▸ **Stated problem**
Return the material exactly, first line through the line containing "const yStep = 10;", and nothing more. Pictures stay out.

------ Supplied data ------

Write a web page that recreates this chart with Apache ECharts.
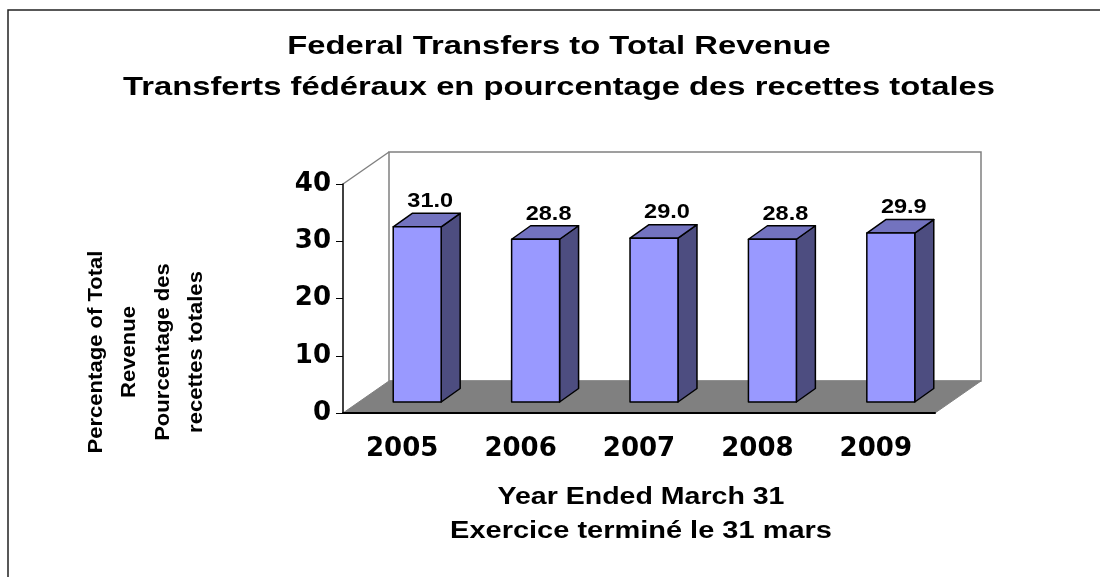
<!DOCTYPE html>
<html>
<head>
<meta charset="utf-8">
<style>
  html, body { margin: 0; padding: 0; background: #ffffff; }
  #chart { width: 1100px; height: 577px; }
</style>
<script src="https://cdn.jsdelivr.net/npm/echarts@6/dist/echarts.min.js"></script>
</head>
<body>
<div id="chart"></div>
<script>
// data
const years = ["2005", "2006", "2007", "2008", "2009"];
const transferShare = [31.0, 28.8, 29.0, 28.8, 29.9];
const yMin = 0;
const yMax = 40;
const yStep = 10;

const titleLines = [
  "Federal Transfers to Total Revenue",
  "Transferts fédéraux en pourcentage des recettes totales",
];
const xTitleLines = ["Year Ended March 31", "Exercice terminé le 31 mars"];
const yTitleLines = [
  "Percentage of Total",
  "Revenue",
  "Pourcentage des",
  "recettes totales",
];

// 3d look
const WALL_DX = 46;
const WALL_DY = -32;
const BAR_SHIFT_X = 15;
const BAR_SHIFT_Y = -11;
const BAR_DX = 19;
const BAR_DY = -13.5;
const BAR_SCALE = 0.987;
const FONT = "'Liberation Sans', Arial, sans-serif";

function renderFrame(params, api) {
  const cs = params.coordSys;
  const x0 = cs.x;
  const x1 = cs.x + cs.width;
  const yTop = cs.y;
  const yBot = cs.y + cs.height;
  return {
    type: "group",
    children: [
      {
        type: "polygon",
        shape: {
          points: [
            [x0 + WALL_DX, yTop + WALL_DY],
            [x1 + WALL_DX, yTop + WALL_DY],
            [x1 + WALL_DX, yBot + WALL_DY],
            [x0 + WALL_DX, yBot + WALL_DY],
          ],
        },
        style: { fill: "#ffffff", stroke: "#808080", lineWidth: 1.5 },
      },
      {
        type: "polygon",
        shape: {
          points: [
            [x0, yBot],
            [x1, yBot],
            [x1 + WALL_DX, yBot + WALL_DY],
            [x0 + WALL_DX, yBot + WALL_DY],
          ],
        },
        style: { fill: "#808080", stroke: "#808080", lineWidth: 1 },
      },
      {
        type: "line",
        shape: { x1: x0, y1: yTop, x2: x0 + WALL_DX, y2: yTop + WALL_DY },
        style: { stroke: "#808080", lineWidth: 1.5, fill: "none" },
      },
    ],
  };
}

function renderBar(params, api) {
  const idx = api.value(0);
  const val = api.value(1);
  const base = api.coord([idx, 0]);
  const top = api.coord([idx, val]);
  const band = api.size([1, 0])[0];
  const w = band * 0.405;
  const h = (base[1] - top[1]) * BAR_SCALE;
  const fx = base[0] + BAR_SHIFT_X - w / 2;
  const fy = base[1] + BAR_SHIFT_Y;
  const edge = { stroke: "#000000", lineWidth: 1.5, lineJoin: "round" };
  return {
    type: "group",
    children: [
      {
        type: "polygon",
        shape: {
          points: [
            [fx + w, fy],
            [fx + w + BAR_DX, fy + BAR_DY],
            [fx + w + BAR_DX, fy - h + BAR_DY],
            [fx + w, fy - h],
          ],
        },
        style: Object.assign({ fill: "#4d4d80" }, edge),
      },
      {
        type: "polygon",
        shape: {
          points: [
            [fx, fy - h],
            [fx + BAR_DX, fy - h + BAR_DY],
            [fx + w + BAR_DX, fy - h + BAR_DY],
            [fx + w, fy - h],
          ],
        },
        style: Object.assign({ fill: "#7373bf" }, edge),
      },
      {
        type: "rect",
        shape: { x: fx, y: fy - h, width: w, height: h },
        style: Object.assign({ fill: "#9999ff" }, edge),
      },
      {
        type: "text",
        x: fx + w / 2 + 13,
        y: fy - h + BAR_DY - 12,
        scaleX: 1.12,
        style: {
          text: val.toFixed(1),
          fontSize: 21,
          fontWeight: "bold",
          fontFamily: FONT,
          fill: "#000000",
          align: "center",
          verticalAlign: "middle",
          textAlign: "center",
          textVerticalAlign: "middle",
        },
      },
    ],
  };
}

function textEl(str, x, y, size, scaleX, rotation) {
  return {
    type: "text",
    x: x,
    y: y,
    rotation: rotation || 0,
    scaleX: scaleX,
    style: {
      text: str,
      fontSize: size,
      fontWeight: "bold",
      fontFamily: FONT,
      fill: "#000000",
      align: "center",
      verticalAlign: "middle",
      textAlign: "center",
      textVerticalAlign: "middle",
      lineHeight: 33.5,
    },
  };
}

const chart = echarts.init(document.getElementById("chart"));

const option = {
  animation: false,
  backgroundColor: "#ffffff",
  grid: { left: 343, right: 165, top: 184, bottom: 164 },
  xAxis: {
    type: "category",
    data: years,
    z: 5,
    axisLine: { lineStyle: { color: "#000000", width: 2 } },
    axisTick: { length: 6, lineStyle: { color: "#000000", width: 1 } },
    axisLabel: {
      margin: 23,
      color: "#000000",
      fontSize: 26,
      fontWeight: "bold",
      fontFamily: "DejaVu Sans",
    },
  },
  yAxis: {
    type: "value",
    min: yMin,
    max: yMax,
    interval: yStep,
    z: 5,
    splitLine: { show: false },
    axisLine: { show: true, lineStyle: { color: "#000000", width: 1.5 } },
    axisTick: { show: true, length: 7, lineStyle: { color: "#000000", width: 1 } },
    axisLabel: {
      margin: 12,
      color: "#000000",
      fontSize: 26,
      fontWeight: "bold",
      fontFamily: "DejaVu Sans",
    },
  },
  graphic: [
    {
      type: "polyline",
      shape: { points: [[8, 600], [8, 10], [1120, 10]] },
      style: { stroke: "#222222", lineWidth: 1.5, fill: "none" },
    },
    textEl(titleLines[0], 559, 47, 25, 1.31),
    textEl(titleLines[1], 559, 88.5, 25, 1.31),
    textEl(xTitleLines[0], 641, 497.5, 23, 1.24),
    textEl(xTitleLines[1], 641, 532, 23, 1.26),
    textEl(yTitleLines.join("\n"), 146, 352, 21, 1.05, Math.PI / 2),
  ],
  series: [
    {
      type: "custom",
      name: "frame",
      z: 1,
      silent: true,
      renderItem: renderFrame,
      data: [[0, 0]],
    },
    {
      type: "custom",
      name: "Transfers",
      z: 2,
      renderItem: renderBar,
      encode: { x: 0, y: 1 },
      data: years.map(function (y, i) {
        return [i, transferShare[i]];
      }),
    },
  ],
};

chart.setOption(option);
</script>
</body>
</html>
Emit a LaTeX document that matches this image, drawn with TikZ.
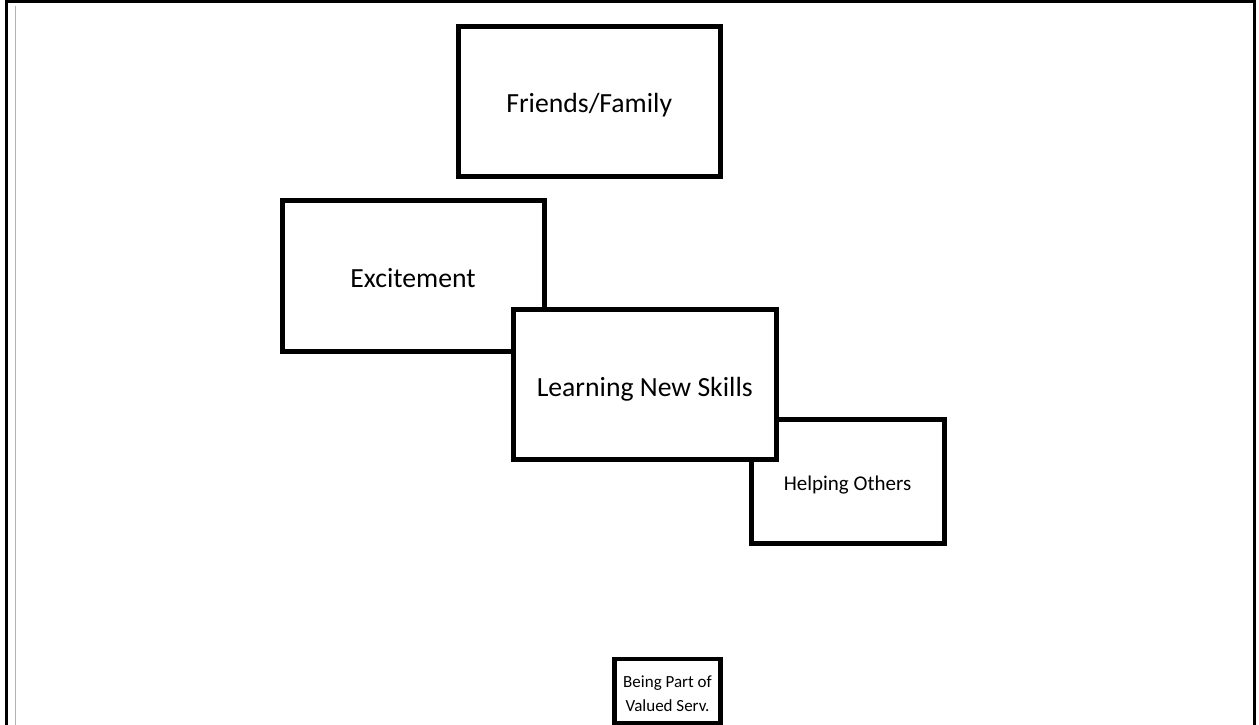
\documentclass[tikz,border=0pt]{standalone}
\usepackage{fontspec}
\setmainfont{Carlito}
\newcommand{\lowr}[2]{\raisebox{-#1}[\height][\depth]{#2}}
\begin{document}
\begin{tikzpicture}[x=1pt,y=-1pt,
 box/.style={draw=black, line width=5pt, fill=white, inner sep=0pt, outer sep=0pt, align=center},
 bigtext/.style={font=\fontsize{27.7}{33}\selectfont},
 midtext/.style={font=\fontsize{21}{25}\selectfont},
 smalltext/.style={font=\fontsize{17}{24}\selectfont},
 frameline/.style={draw=black, line width=3pt},
 grayline/.style={draw=black!30, line width=1.4pt}]
\useasboundingbox (0,0) rectangle (1259,725);
\fill[white] (0,0) rectangle (1259,725);
\coordinate (fa) at (6,725);
\coordinate (fb) at (6,1.5);
\coordinate (fc) at (1254.5,1.5);
\coordinate (fd) at (1254.5,725);
\draw[frameline] (fa) -- (fb) -- (fc) -- (fd);
\coordinate (ga) at (15.3,6);
\coordinate (gb) at (15.3,725);
\draw[grayline] (ga) -- (gb);
\node[box, bigtext, minimum width=262.5pt, minimum height=149.5pt] (ff) at (589.25,101.25) {\lowr{4pt}{Friends/Family}};
\node[box, bigtext, minimum width=262pt, minimum height=151pt] (ex) at (413,275.5) {\lowr{3pt}{Excitement}};
\node[box, midtext, minimum width=193pt, minimum height=124.4pt] (ho) at (847.5,481.2) {\lowr{4pt}{Helping Others}};
\node[box, bigtext, minimum width=262.5pt, minimum height=149.5pt] (lns) at (644.75,384.25) {\lowr{5pt}{Learning New Skills}};
\node[box, smalltext, line width=4.5pt, minimum width=106pt, minimum height=64pt] (bp) at (667.5,691) {\lowr{4pt}{\begin{tabular}{@{}c@{}}Being Part of\\Valued Serv.\end{tabular}}};
\end{tikzpicture}
\end{document}
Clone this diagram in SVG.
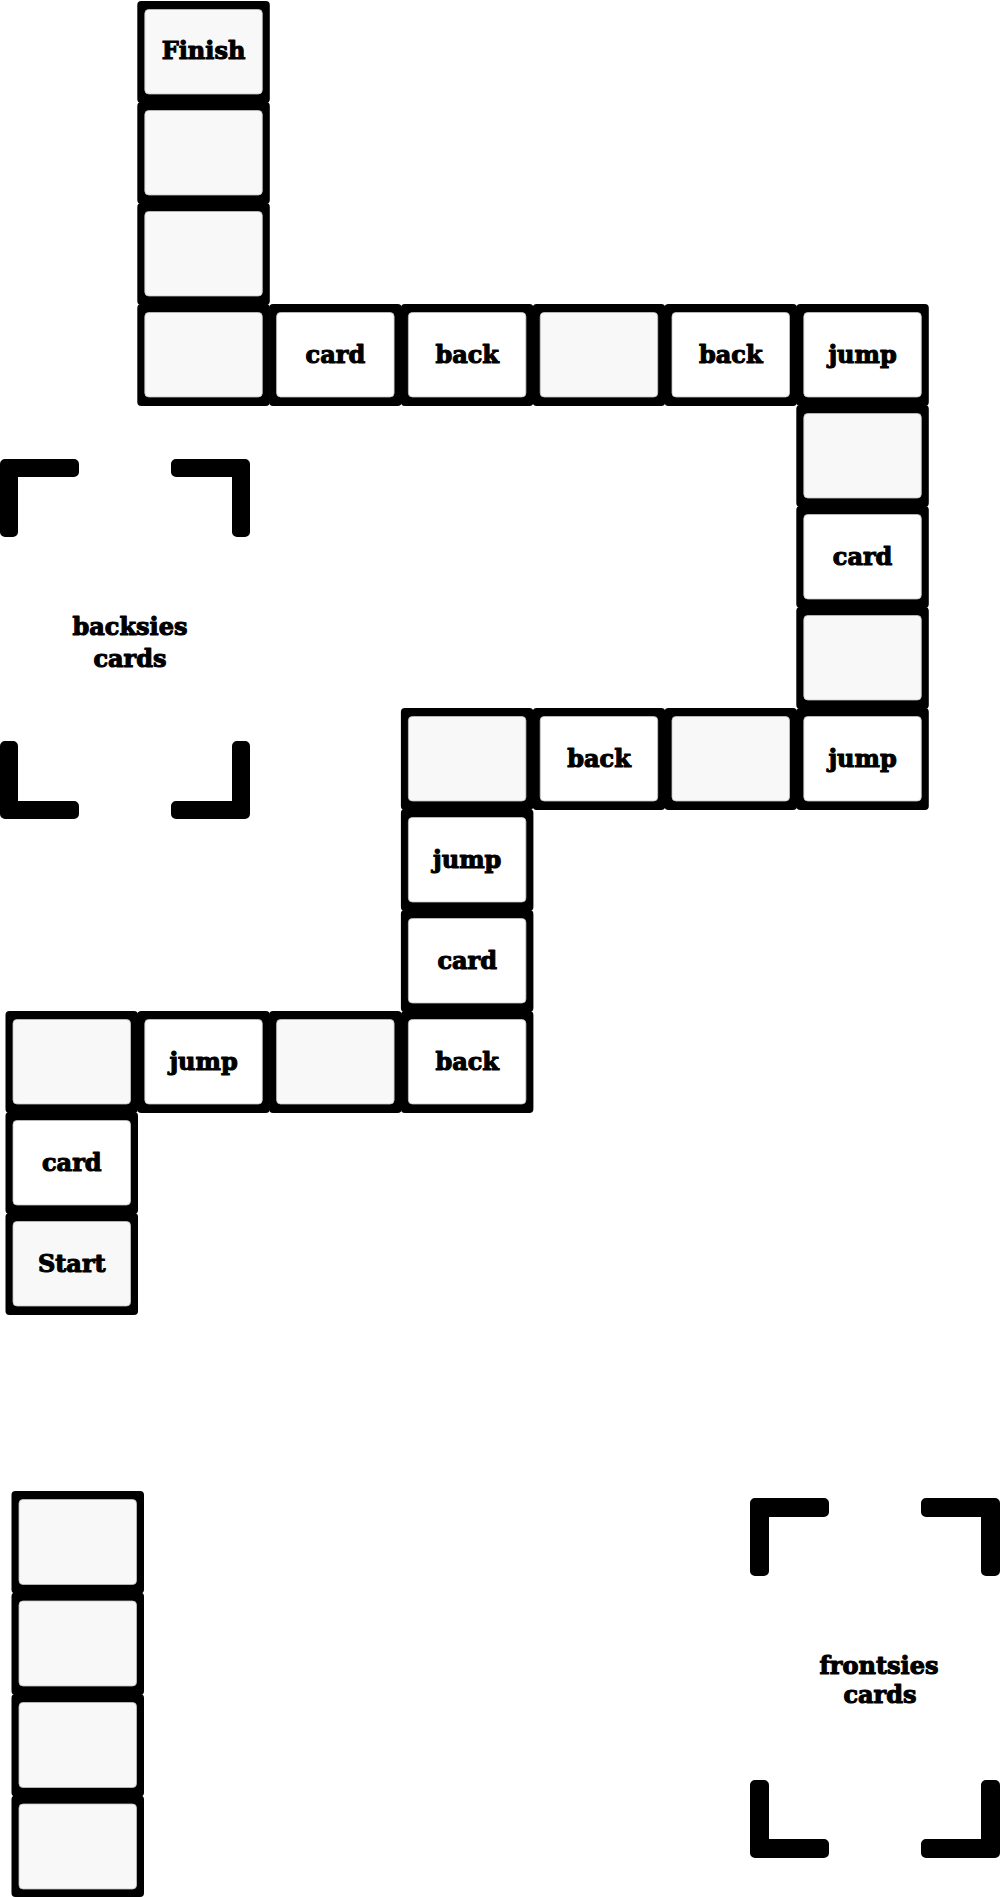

------

▸ **Final answer**
Write a web page that recreates this chart with Apache ECharts.
<!DOCTYPE html>
<html>
<head>
<meta charset="utf-8">
<style>
  html, body { margin: 0; padding: 0; background: #ffffff; }
  #chart { width: 1100px; height: 577px; }
</style>
<script src="https://cdn.jsdelivr.net/npm/echarts@6/dist/echarts.min.js"></script>
</head>
<body>
<div id="chart"></div>
<script>
// data
const years = ["2005", "2006", "2007", "2008", "2009"];
const transferShare = [31.0, 28.8, 29.0, 28.8, 29.9];
const yMin = 0;
const yMax = 40;
const yStep = 10;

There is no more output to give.